> **What you are asked to do**
Check each line of the records below and collect those that include the word "chart".

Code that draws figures
** start **

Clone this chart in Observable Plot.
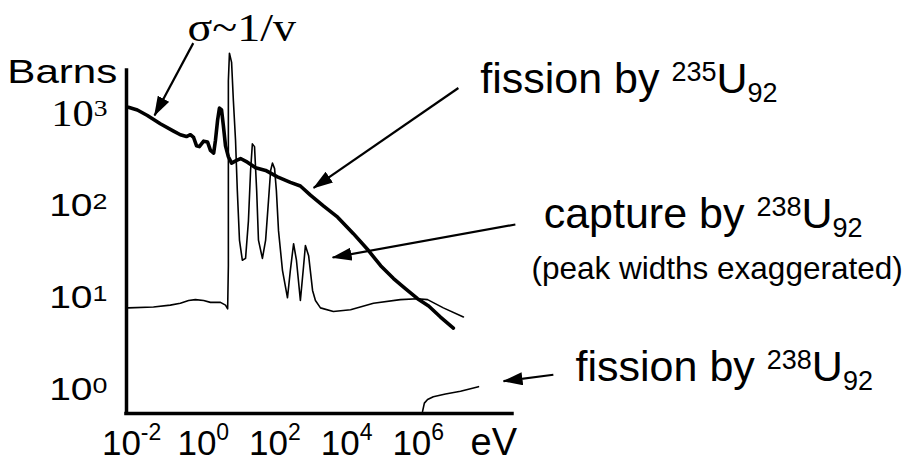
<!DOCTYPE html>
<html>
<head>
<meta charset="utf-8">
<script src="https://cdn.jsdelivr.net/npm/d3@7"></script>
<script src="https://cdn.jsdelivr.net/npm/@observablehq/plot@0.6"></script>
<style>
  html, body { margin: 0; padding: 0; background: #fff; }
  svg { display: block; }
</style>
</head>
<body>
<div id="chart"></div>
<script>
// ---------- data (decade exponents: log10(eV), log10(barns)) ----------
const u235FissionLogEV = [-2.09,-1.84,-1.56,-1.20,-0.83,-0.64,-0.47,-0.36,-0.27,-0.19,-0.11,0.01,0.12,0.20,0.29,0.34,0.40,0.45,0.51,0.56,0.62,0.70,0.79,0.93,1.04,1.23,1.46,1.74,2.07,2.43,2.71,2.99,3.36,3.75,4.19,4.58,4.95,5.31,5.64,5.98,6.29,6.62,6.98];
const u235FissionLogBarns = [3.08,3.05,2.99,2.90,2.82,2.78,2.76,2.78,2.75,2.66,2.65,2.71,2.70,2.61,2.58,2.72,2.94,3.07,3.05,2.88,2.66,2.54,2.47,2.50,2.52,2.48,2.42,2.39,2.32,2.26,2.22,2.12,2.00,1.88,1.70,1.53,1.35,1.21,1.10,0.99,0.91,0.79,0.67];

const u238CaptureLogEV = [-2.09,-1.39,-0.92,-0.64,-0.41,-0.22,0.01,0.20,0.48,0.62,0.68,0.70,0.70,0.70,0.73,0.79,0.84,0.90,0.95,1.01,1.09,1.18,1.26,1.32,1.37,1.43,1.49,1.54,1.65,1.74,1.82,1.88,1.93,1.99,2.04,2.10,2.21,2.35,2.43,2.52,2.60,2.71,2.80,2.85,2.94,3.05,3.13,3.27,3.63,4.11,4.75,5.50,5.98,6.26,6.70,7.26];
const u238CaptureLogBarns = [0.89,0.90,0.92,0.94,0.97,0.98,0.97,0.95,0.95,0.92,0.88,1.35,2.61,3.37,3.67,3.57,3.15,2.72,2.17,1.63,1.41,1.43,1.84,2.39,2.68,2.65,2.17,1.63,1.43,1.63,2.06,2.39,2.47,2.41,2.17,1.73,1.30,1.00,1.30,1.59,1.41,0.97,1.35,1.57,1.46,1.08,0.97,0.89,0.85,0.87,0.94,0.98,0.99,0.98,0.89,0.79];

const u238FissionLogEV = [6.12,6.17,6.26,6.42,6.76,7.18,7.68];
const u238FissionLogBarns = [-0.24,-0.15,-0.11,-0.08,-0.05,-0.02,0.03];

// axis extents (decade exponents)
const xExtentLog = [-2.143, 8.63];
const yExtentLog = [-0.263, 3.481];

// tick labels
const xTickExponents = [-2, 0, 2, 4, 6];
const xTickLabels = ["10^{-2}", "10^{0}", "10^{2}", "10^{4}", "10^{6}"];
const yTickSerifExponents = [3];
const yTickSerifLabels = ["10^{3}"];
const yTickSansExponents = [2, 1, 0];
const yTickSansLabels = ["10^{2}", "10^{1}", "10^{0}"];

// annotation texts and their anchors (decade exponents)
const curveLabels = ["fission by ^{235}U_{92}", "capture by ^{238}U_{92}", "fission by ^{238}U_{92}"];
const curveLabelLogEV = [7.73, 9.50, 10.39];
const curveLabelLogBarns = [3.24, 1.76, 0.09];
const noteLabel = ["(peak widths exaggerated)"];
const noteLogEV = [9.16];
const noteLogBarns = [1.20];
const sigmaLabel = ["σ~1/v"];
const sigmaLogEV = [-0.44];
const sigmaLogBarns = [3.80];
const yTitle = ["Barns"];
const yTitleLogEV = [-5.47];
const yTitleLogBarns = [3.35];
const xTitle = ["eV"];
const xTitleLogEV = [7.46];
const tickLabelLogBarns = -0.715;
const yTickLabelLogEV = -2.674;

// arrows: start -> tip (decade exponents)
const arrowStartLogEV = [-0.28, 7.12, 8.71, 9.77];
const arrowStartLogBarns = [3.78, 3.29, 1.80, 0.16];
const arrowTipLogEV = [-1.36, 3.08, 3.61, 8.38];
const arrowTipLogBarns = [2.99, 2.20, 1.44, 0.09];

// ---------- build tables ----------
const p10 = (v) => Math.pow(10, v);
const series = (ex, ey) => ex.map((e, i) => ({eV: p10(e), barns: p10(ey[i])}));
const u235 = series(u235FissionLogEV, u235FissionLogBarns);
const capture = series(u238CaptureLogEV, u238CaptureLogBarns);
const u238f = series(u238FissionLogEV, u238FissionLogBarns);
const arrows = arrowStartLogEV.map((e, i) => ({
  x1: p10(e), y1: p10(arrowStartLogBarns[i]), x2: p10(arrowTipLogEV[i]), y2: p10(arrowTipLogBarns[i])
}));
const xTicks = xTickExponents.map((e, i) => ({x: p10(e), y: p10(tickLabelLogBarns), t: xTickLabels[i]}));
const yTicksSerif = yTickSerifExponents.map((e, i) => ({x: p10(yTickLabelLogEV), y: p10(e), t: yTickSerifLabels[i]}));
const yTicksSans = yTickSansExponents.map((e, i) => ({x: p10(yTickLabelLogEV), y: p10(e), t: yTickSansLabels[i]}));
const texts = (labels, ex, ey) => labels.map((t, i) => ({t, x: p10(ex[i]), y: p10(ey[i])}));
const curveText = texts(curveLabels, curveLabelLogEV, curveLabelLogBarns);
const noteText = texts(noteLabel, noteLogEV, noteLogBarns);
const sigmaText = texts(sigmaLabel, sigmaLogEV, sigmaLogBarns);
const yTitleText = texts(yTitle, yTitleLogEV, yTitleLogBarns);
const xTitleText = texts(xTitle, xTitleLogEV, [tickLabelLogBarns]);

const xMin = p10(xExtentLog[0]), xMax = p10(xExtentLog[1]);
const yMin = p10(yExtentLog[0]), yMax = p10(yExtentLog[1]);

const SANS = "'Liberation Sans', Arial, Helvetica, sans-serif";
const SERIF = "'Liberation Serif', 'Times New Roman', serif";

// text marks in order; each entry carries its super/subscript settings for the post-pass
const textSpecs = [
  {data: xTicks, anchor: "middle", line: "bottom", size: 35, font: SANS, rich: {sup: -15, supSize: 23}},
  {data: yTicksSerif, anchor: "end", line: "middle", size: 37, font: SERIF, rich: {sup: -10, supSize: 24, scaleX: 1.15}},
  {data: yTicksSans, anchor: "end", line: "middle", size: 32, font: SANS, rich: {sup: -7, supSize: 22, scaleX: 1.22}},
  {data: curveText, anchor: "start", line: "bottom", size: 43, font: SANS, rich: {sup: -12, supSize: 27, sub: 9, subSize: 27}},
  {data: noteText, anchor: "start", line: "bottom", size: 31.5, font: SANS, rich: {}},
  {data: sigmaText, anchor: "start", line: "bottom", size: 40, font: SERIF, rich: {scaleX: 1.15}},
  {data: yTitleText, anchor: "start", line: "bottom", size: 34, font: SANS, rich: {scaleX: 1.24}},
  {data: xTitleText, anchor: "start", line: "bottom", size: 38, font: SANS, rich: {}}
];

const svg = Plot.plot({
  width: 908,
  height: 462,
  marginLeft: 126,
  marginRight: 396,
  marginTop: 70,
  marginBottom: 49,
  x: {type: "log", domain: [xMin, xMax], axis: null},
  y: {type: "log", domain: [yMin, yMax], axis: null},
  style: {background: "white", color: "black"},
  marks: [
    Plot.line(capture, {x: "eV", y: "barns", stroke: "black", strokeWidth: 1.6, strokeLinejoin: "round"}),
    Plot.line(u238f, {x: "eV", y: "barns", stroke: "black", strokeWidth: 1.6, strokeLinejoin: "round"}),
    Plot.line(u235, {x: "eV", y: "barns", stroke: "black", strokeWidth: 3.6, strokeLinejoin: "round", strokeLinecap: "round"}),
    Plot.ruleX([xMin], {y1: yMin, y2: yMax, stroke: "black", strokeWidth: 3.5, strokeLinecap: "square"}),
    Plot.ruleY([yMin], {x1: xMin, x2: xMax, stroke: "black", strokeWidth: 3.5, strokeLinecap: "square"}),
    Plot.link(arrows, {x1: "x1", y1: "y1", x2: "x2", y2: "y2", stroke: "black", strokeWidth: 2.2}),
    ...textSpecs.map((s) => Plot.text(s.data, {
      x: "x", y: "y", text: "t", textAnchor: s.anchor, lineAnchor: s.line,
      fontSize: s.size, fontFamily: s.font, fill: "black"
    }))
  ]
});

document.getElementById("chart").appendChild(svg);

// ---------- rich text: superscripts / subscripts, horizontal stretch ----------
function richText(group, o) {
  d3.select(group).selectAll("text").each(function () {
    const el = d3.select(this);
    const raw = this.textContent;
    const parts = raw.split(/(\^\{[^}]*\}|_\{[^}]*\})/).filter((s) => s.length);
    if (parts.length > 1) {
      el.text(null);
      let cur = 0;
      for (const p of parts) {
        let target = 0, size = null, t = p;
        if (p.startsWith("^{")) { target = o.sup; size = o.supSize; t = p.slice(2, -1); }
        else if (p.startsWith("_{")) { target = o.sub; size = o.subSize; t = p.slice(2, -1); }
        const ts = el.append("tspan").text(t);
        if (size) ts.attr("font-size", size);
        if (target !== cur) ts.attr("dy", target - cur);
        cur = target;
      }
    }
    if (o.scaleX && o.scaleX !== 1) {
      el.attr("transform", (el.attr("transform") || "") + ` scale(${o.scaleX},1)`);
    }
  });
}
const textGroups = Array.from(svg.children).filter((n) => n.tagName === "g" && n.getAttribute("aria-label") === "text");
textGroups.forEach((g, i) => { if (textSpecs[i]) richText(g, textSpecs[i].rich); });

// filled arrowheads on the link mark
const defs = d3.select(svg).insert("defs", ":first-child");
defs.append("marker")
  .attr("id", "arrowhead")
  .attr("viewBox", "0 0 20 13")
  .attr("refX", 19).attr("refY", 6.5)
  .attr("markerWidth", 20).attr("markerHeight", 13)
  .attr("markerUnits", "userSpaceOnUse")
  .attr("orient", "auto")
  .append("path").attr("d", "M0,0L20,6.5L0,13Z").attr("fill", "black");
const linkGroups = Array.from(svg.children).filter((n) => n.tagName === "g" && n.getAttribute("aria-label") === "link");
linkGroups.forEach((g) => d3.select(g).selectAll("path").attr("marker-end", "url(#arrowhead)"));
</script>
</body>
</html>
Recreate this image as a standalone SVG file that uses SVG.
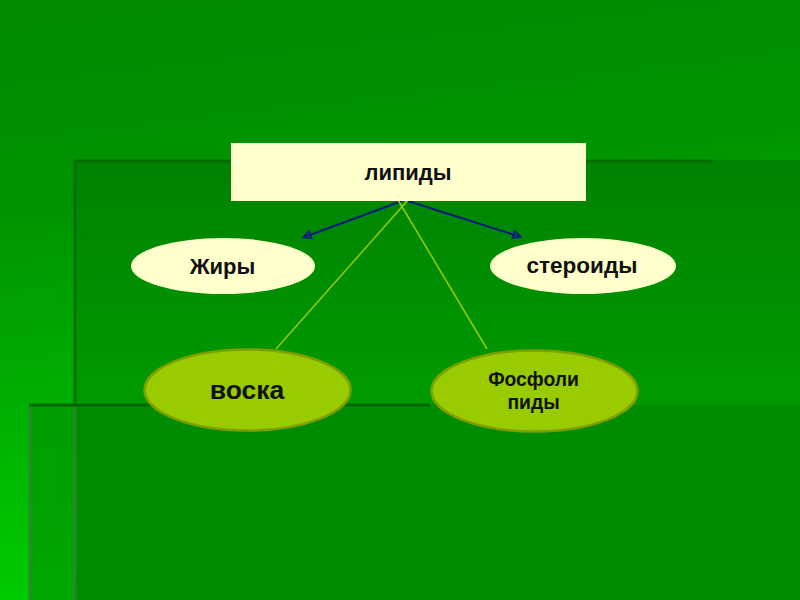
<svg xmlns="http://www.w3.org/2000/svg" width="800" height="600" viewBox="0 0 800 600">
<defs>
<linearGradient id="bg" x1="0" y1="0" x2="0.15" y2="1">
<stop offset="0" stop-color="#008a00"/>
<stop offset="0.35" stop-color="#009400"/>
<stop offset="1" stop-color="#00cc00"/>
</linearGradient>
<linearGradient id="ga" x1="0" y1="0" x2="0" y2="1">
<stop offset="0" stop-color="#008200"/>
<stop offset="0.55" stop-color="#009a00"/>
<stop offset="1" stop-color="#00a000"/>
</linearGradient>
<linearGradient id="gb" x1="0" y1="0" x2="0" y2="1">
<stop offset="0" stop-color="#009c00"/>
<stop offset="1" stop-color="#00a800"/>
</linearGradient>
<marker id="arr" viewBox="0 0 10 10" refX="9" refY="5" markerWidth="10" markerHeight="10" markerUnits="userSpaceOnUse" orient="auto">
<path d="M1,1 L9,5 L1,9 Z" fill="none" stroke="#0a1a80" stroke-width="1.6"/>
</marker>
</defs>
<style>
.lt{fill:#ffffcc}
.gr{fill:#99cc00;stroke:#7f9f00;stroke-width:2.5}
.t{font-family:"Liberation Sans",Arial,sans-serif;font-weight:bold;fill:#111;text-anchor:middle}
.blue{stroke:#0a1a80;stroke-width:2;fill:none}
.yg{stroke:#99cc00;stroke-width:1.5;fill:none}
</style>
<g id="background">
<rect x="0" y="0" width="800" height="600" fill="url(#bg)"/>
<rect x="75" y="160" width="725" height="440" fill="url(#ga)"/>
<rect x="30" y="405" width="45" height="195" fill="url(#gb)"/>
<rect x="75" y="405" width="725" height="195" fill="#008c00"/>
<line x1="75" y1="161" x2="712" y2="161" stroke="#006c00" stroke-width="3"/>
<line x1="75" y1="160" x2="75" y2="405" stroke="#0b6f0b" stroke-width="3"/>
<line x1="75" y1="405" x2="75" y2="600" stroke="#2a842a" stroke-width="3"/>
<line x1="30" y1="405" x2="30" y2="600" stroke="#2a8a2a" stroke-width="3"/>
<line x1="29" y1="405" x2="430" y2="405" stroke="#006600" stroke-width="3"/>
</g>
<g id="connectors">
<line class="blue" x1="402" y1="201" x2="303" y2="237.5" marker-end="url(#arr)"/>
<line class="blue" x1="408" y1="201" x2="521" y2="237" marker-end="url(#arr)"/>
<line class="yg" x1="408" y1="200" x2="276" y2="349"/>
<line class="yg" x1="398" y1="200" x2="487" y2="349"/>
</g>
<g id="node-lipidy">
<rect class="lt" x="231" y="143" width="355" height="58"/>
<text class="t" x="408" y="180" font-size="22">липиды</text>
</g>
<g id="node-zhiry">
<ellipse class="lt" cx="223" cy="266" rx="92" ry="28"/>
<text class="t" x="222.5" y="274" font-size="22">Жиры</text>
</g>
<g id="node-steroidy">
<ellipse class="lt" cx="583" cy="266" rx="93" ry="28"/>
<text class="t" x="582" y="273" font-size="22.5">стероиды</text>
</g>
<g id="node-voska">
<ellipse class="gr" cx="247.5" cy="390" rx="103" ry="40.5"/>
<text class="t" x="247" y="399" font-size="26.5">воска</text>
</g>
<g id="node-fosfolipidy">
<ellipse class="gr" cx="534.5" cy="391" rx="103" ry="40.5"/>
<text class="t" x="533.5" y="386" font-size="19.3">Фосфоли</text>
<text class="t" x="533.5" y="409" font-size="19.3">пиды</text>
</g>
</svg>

** end **

> **Reply to the exercise**
Clone this chart in Observable Plot.
<div id="chart"></div>
document.getElementById("chart").appendChild(svg);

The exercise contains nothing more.